Rescore Mass-Check

This is the procedure we use to generate new scores. It takes quite a while and is labour-intensive, so we do it infrequently.

1. heads-up

Inform everyone in advance on the -users and -dev lists that we will be starting mass-checks shortly, and they should get their corpora nice and clean.

2. announce mass-check run 1 (score sets 0 and 1)

See MassCheck. The mass-check for both scoresets can be done in one command, e.g.

  cd masses
  echo "use_bayes 0" > spamassassin/user_prefs
  mass-check --net [targets etc]

We then take the log files rsync'd up to the server, and use those logs for both set 0 and set 1; set 0 can be generated from set 1 by stripping out the network tests.

3. allow several days to complete

Provide enough time, including a weekend if possible, giving people enough time to get around to running it given that they may be busy with day-job stuff

4. generate scores for score sets 0 and 1

See RunningPerceptron.

Once this is complete, update rules/50_scores.cf with the generated scores.

5. announce mass-check run 2 (set 2) and run 3 (set 3)

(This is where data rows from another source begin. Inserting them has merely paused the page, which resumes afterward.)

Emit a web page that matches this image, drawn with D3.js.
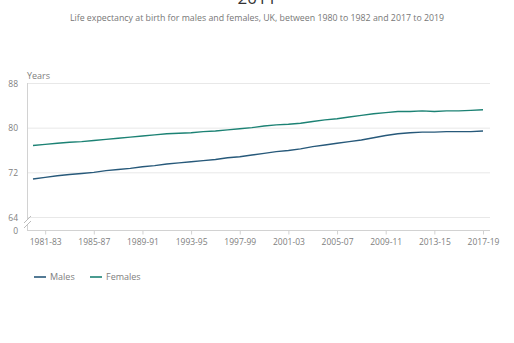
<!DOCTYPE html>
<html>
<head>
<meta charset="utf-8">
<script src="https://cdn.jsdelivr.net/npm/d3@7"></script>
<style>
  html, body { margin: 0; padding: 0; background: #fff; }
  svg { display: block; font-family: "Open Sans", sans-serif; }
</style>
</head>
<body>
<svg id="chart" width="514" height="343"></svg>
<script>
// Three-year periods, 1980-82 to 2017-19
const periods = [
  "1980-82","1981-83","1982-84","1983-85","1984-86","1985-87","1986-88","1987-89",
  "1988-90","1989-91","1990-92","1991-93","1992-94","1993-95","1994-96","1995-97",
  "1996-98","1997-99","1998-00","1999-01","2000-02","2001-03","2002-04","2003-05",
  "2004-06","2005-07","2006-08","2007-09","2008-10","2009-11","2010-12","2011-13",
  "2012-14","2013-15","2014-16","2015-17","2016-18","2017-19"
];
const males = [
  70.8,71.1,71.4,71.6,71.8,72.0,72.3,72.5,72.7,73.0,73.2,73.5,73.7,73.9,74.1,74.3,
  74.6,74.8,75.1,75.4,75.7,75.9,76.2,76.6,76.9,77.2,77.5,77.8,78.2,78.6,78.9,79.1,
  79.2,79.2,79.3,79.3,79.3,79.4
];
const females = [
  76.8,77.0,77.2,77.4,77.5,77.7,77.9,78.1,78.3,78.5,78.7,78.9,79.0,79.1,79.3,79.4,
  79.6,79.8,80.0,80.3,80.5,80.6,80.8,81.1,81.4,81.6,81.9,82.2,82.5,82.7,82.9,82.9,
  83.0,82.9,83.0,83.0,83.1,83.2
];
const yTicks = [0, 64, 72, 80, 88];
const xTickLabels = ["1981-83","1985-87","1989-91","1993-95","1997-99","2001-03",
                     "2005-07","2009-11","2013-15","2017-19"];
const seriesNames = ["Males", "Females"];
const seriesColors = ["#27597a", "#1c8274"];

const svg = d3.select("#chart");
const textGrey = "#808080";

// Title (top line clipped by the frame) and subtitle
svg.append("text").attr("x", 257).attr("y", 4).attr("text-anchor", "middle")
  .attr("font-size", 17).attr("fill", "#333").text("2011");
svg.append("text").attr("x", 257).attr("y", 21).attr("text-anchor", "middle")
  .attr("font-size", 8.8).attr("fill", "#777")
  .text("Life expectancy at birth for males and females, UK, between 1980 to 1982 and 2017 to 2019");

const x = d3.scalePoint().domain(periods).range([33, 483]);
// Broken y axis: 0 sits just below 64
const y = d3.scaleLinear().domain([0, 64, 88]).range([230, 217, 83]);

const left = 27, right = 490;

// Gridlines
svg.append("g").selectAll("line").data(yTicks).join("line")
  .attr("x1", left).attr("x2", right)
  .attr("y1", d => y(d) + 0.5).attr("y2", d => y(d) + 0.5)
  .attr("stroke", d => d === 0 ? "#d2d2d2" : "#e8e8e8").attr("stroke-width", 1);

// Y tick labels
svg.append("g").selectAll("text").data(yTicks).join("text")
  .attr("x", 18).attr("y", d => y(d) + 3.5).attr("text-anchor", "end")
  .attr("font-size", 8.5).attr("fill", textGrey).text(d => d);

svg.append("text").attr("x", 27).attr("y", 79).attr("font-size", 9)
  .attr("fill", textGrey).text("Years");

// Y axis line with break symbol
svg.append("line").attr("x1", left + 0.5).attr("x2", left + 0.5)
  .attr("y1", y(88)).attr("y2", 219).attr("stroke", "#d2d2d2");
svg.append("line").attr("x1", left + 0.5).attr("x2", left + 0.5)
  .attr("y1", 225).attr("y2", y(0)).attr("stroke", "#d2d2d2");
svg.append("path").attr("d", "M24,223 L31,216 M24,228 L31,221")
  .attr("stroke", "#bbb").attr("fill", "none");

// X axis ticks and labels
const xAxis = d3.axisBottom(x).tickValues(xTickLabels).tickSize(4).tickPadding(4);
const gx = svg.append("g").attr("transform", `translate(0,${y(0) + 0.5})`).call(xAxis);
gx.select(".domain").remove();
gx.selectAll(".tick line").attr("stroke", "#d2d2d2");
gx.selectAll(".tick text").attr("font-size", 8.5).attr("fill", textGrey)
  .attr("font-family", "Open Sans, sans-serif");

// Lines
const line = d3.line().x((d, i) => x(periods[i])).y(d => y(d)).curve(d3.curveLinear);
[males, females].forEach((vals, k) => {
  svg.append("path").datum(vals).attr("d", line)
    .attr("fill", "none").attr("stroke", seriesColors[k]).attr("stroke-width", 1.4);
});

// Legend
const legendX = [34, 90];
seriesNames.forEach((name, k) => {
  const g = svg.append("g").attr("transform", `translate(${legendX[k]},277)`);
  g.append("line").attr("x1", 0).attr("x2", 12).attr("stroke", seriesColors[k]).attr("stroke-width", 1.6);
  g.append("text").attr("x", 16).attr("y", 3.2).attr("font-size", 9)
    .attr("fill", textGrey).text(name);
});
</script>
</body>
</html>
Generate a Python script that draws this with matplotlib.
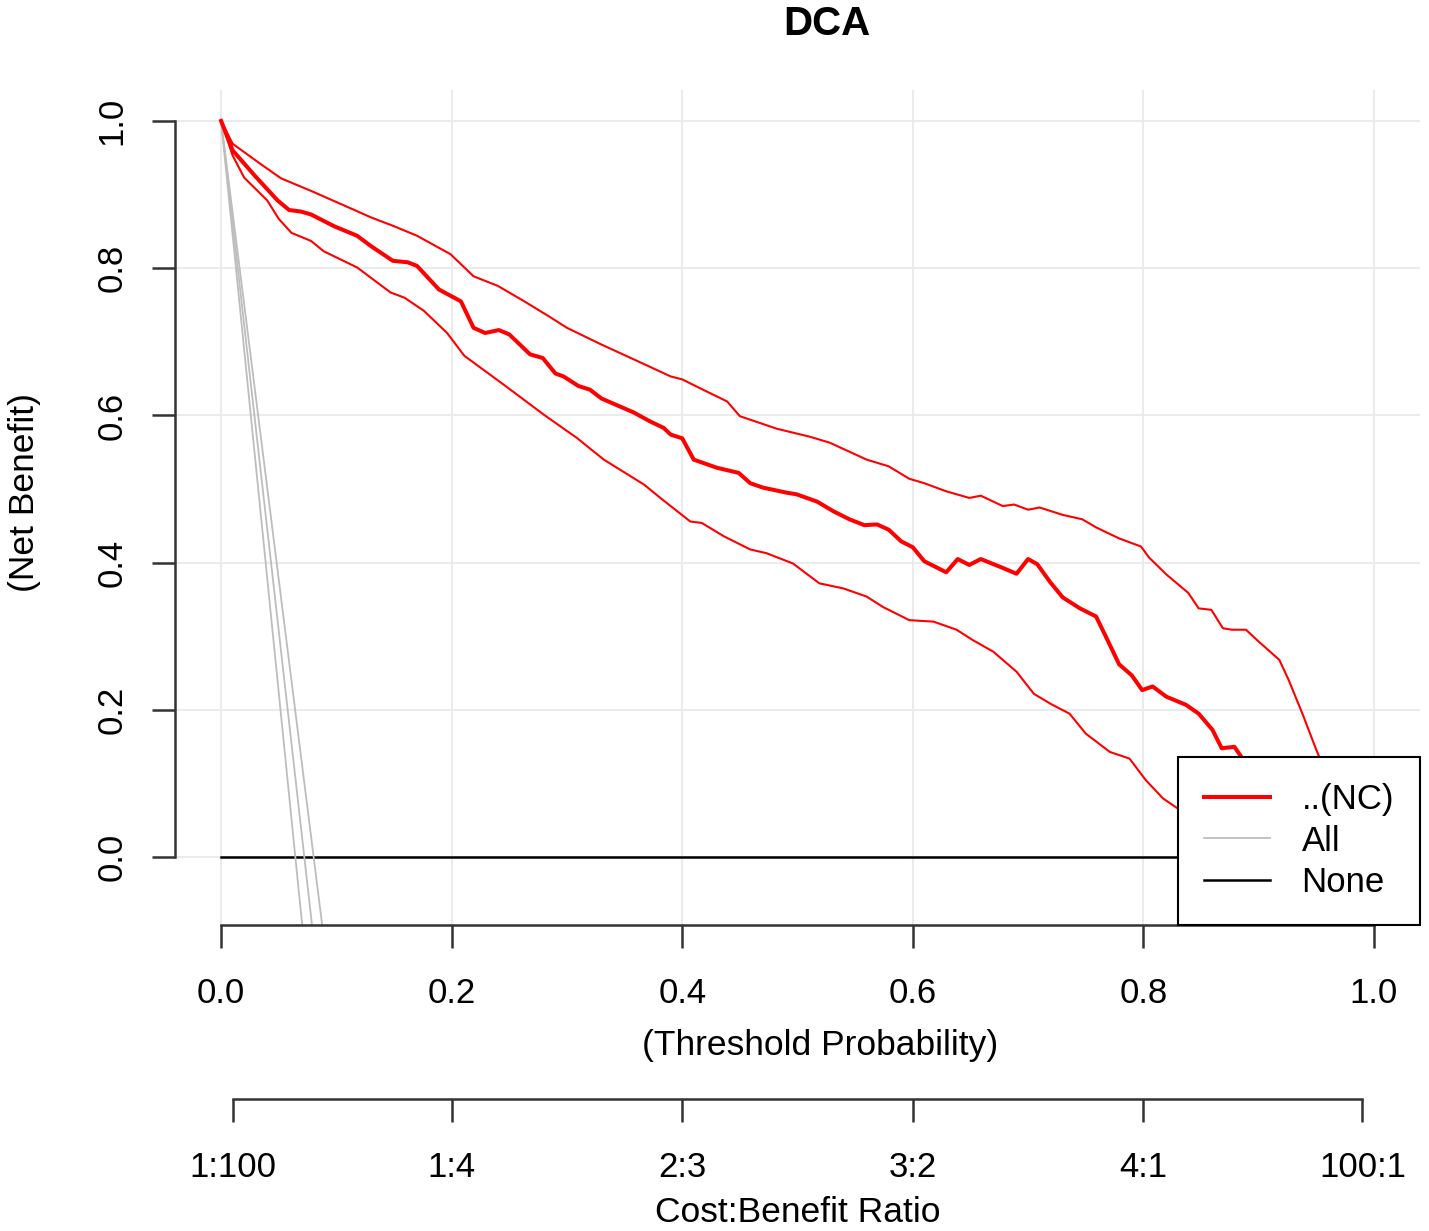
import matplotlib
matplotlib.use("Agg")
import matplotlib.pyplot as plt
from matplotlib.lines import Line2D

plt.rcParams['font.family'] = ['Liberation Sans', 'DejaVu Sans']

# standardized net benefit
nc_x = [0.000, 0.010, 0.029, 0.049, 0.059, 0.069, 0.078, 0.098, 0.118, 0.130,
        0.149, 0.162, 0.170, 0.189, 0.208, 0.219, 0.229, 0.241, 0.250, 0.268,
        0.279, 0.290, 0.297, 0.310, 0.320, 0.330, 0.358, 0.372, 0.384, 0.390,
        0.400, 0.410, 0.430, 0.449, 0.459, 0.470, 0.491, 0.499, 0.517, 0.531,
        0.545, 0.558, 0.569, 0.579, 0.590, 0.600, 0.610, 0.629, 0.639, 0.649,
        0.659, 0.678, 0.690, 0.700, 0.708, 0.719, 0.730, 0.745, 0.759, 0.768,
        0.779, 0.790, 0.799, 0.808, 0.820, 0.837, 0.848, 0.860, 0.868, 0.879,
        0.890]
nc_y = [1.000, 0.960, 0.926, 0.892, 0.879, 0.877, 0.873, 0.857, 0.844, 0.830,
        0.810, 0.808, 0.803, 0.771, 0.755, 0.719, 0.712, 0.716, 0.710, 0.683,
        0.678, 0.657, 0.653, 0.640, 0.635, 0.623, 0.604, 0.592, 0.583, 0.574,
        0.569, 0.540, 0.529, 0.522, 0.508, 0.502, 0.495, 0.493, 0.483, 0.470,
        0.459, 0.451, 0.452, 0.445, 0.429, 0.421, 0.402, 0.387, 0.405, 0.397,
        0.405, 0.393, 0.385, 0.405, 0.398, 0.374, 0.353, 0.338, 0.327, 0.298,
        0.262, 0.247, 0.227, 0.232, 0.218, 0.207, 0.195, 0.173, 0.148, 0.150,
        0.125]

upper_x = [0.000, 0.010, 0.032, 0.052, 0.078, 0.107, 0.130, 0.150, 0.170, 0.199,
           0.219, 0.240, 0.263, 0.286, 0.300, 0.329, 0.361, 0.390, 0.400, 0.418,
           0.439, 0.450, 0.482, 0.511, 0.528, 0.560, 0.579, 0.597, 0.610, 0.629,
           0.649, 0.659, 0.678, 0.688, 0.700, 0.710, 0.730, 0.747, 0.759, 0.779,
           0.798, 0.805, 0.820, 0.839, 0.848, 0.859, 0.869, 0.877, 0.889, 0.900,
           0.918, 0.926, 0.938, 0.950, 0.965]
upper_y = [1.000, 0.969, 0.944, 0.922, 0.905, 0.885, 0.869, 0.857, 0.844, 0.819,
           0.789, 0.776, 0.755, 0.733, 0.719, 0.697, 0.674, 0.653, 0.649, 0.635,
           0.619, 0.599, 0.582, 0.571, 0.563, 0.540, 0.531, 0.514, 0.508, 0.497,
           0.488, 0.491, 0.477, 0.479, 0.472, 0.475, 0.465, 0.459, 0.448, 0.433,
           0.422, 0.407, 0.384, 0.359, 0.338, 0.336, 0.311, 0.309, 0.309, 0.293,
           0.268, 0.241, 0.195, 0.146, 0.090]

lower_x = [0.000, 0.010, 0.020, 0.040, 0.050, 0.061, 0.078, 0.089, 0.118, 0.147,
           0.159, 0.176, 0.196, 0.211, 0.245, 0.280, 0.309, 0.332, 0.367, 0.381,
           0.407, 0.417, 0.436, 0.459, 0.473, 0.496, 0.519, 0.540, 0.560, 0.574,
           0.597, 0.618, 0.638, 0.652, 0.670, 0.690, 0.705, 0.720, 0.736, 0.750,
           0.771, 0.788, 0.802, 0.817, 0.830, 0.850]
lower_y = [1.000, 0.953, 0.923, 0.892, 0.867, 0.848, 0.837, 0.823, 0.801, 0.767,
           0.760, 0.742, 0.712, 0.681, 0.642, 0.601, 0.569, 0.540, 0.506, 0.488,
           0.456, 0.454, 0.436, 0.418, 0.413, 0.399, 0.372, 0.365, 0.354, 0.340,
           0.322, 0.320, 0.309, 0.295, 0.279, 0.252, 0.222, 0.208, 0.195, 0.168,
           0.143, 0.134, 0.105, 0.080, 0.066, 0.055]

# treat-all lines (three of them)
all_lines_x = [[0.0, 0.0644, 0.0741],
               [0.0, 0.0722, 0.0830],
               [0.0, 0.0803, 0.0923]]
all_lines_y = [[1.0, 0.0, -0.15],
               [1.0, 0.0, -0.15],
               [1.0, 0.0, -0.15]]

none_x = [0.0, 1.0]
none_y = [0.0, 0.0]

x_ticks = [0.0, 0.2, 0.4, 0.6, 0.8, 1.0]
y_ticks = [0.0, 0.2, 0.4, 0.6, 0.8, 1.0]
cb_ticks = [1 / 101, 0.2, 0.4, 0.6, 0.8, 100 / 101]
cb_labels = ["1:100", "1:4", "2:3", "3:2", "4:1", "100:1"]
legend_labels = ["..(NC)", "All", "None"]

W, H = 1429, 1231
fig = plt.figure(figsize=(W / 100, H / 100), dpi=100)
ax = fig.add_axes([175 / W, 1 - 925 / H, (1420 - 175) / W, (925 - 90) / H])

ax.set_xlim(-0.04, 1.04)
ax.set_ylim(-0.092, 1.042)

ax.set_axisbelow(True)
ax.grid(True, color="#ebebeb", linewidth=1.5)

ax.plot(none_x, none_y, color="black", linewidth=1.8, zorder=2)
for xs, ys in zip(all_lines_x, all_lines_y):
    ax.plot(xs, ys, color="#bdbdbd", linewidth=1.3, zorder=2)
ax.plot(upper_x, upper_y, color="red", linewidth=1.5, zorder=3)
ax.plot(lower_x, lower_y, color="red", linewidth=1.5, zorder=3)
ax.plot(nc_x, nc_y, color="red", linewidth=2.9, zorder=4)

for s in ["top", "right"]:
    ax.spines[s].set_visible(False)
for s in ["left", "bottom"]:
    ax.spines[s].set_bounds(0, 1)
    ax.spines[s].set_linewidth(1.8)
    ax.spines[s].set_color("#333333")

ax.set_xticks(x_ticks, labels=["%.1f" % v for v in x_ticks])
ax.set_yticks(y_ticks, labels=["%.1f" % v for v in y_ticks])
ax.tick_params(axis="both", direction="out", length=16.5, width=1.8,
               color="#333333", labelsize=25)
ax.tick_params(axis="x", pad=21)
ax.tick_params(axis="y", pad=17, labelrotation=90)
plt.setp(ax.get_yticklabels(), va="center")

# cost:benefit axis below
sec = ax.secondary_xaxis((925 - 1099) / 835)
sec.set_xticks(cb_ticks, labels=cb_labels)
sec.spines["bottom"].set_bounds(cb_ticks[0], cb_ticks[-1])
sec.spines["bottom"].set_linewidth(1.8)
sec.spines["bottom"].set_color("#333333")
sec.tick_params(axis="x", direction="out", length=16.5, width=1.8,
                color="#333333", labelsize=25, pad=21)

handles = [Line2D([], [], color="red", linewidth=2.9),
           Line2D([], [], color="#bdbdbd", linewidth=1.3),
           Line2D([], [], color="black", linewidth=1.8)]
leg = ax.legend(handles, legend_labels, loc="lower right", bbox_to_anchor=(1, 0),
                borderaxespad=0, fontsize=25, handlelength=1.9, handletextpad=0.9,
                labelspacing=0.24, borderpad=0.75, fancybox=False, framealpha=1)
leg.get_frame().set_edgecolor("black")
leg.get_frame().set_linewidth(1.5)
leg.set_zorder(10)

fig.text(827 / W, 1 - 24 / H, "DCA", ha="center", va="center",
         fontsize=29, fontweight="bold")
fig.text(25 / W, 1 - 492 / H, "(Net Benefit)", ha="center", va="center",
         rotation=90, fontsize=25.5)
fig.text(820 / W, 1 - 1046 / H, "(Threshold Probability)", ha="center",
         va="center", fontsize=25.5)
fig.text(798 / W, 1 - 1213 / H, "Cost:Benefit Ratio", ha="center",
         va="center", fontsize=25.5)

fig.savefig("out.png", dpi=100, facecolor="white")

See MassCheck. Because set 2 and set 3 both require scores from set 0 and set 1, and both depend on auto-learning, they have to be run separately.

Scoreset 2:

  cd masses
  echo "use_bayes 1" > spamassassin/user_prefs
  mass-check [targets etc]

Scoreset 3:

  cd masses
  echo "use_bayes 1" > spamassassin/user_prefs
  mass-check --net [targets etc]

6. wait for everyone to complete them, as per step #3.

Waiting...

7. generate scores for score sets 2 and 3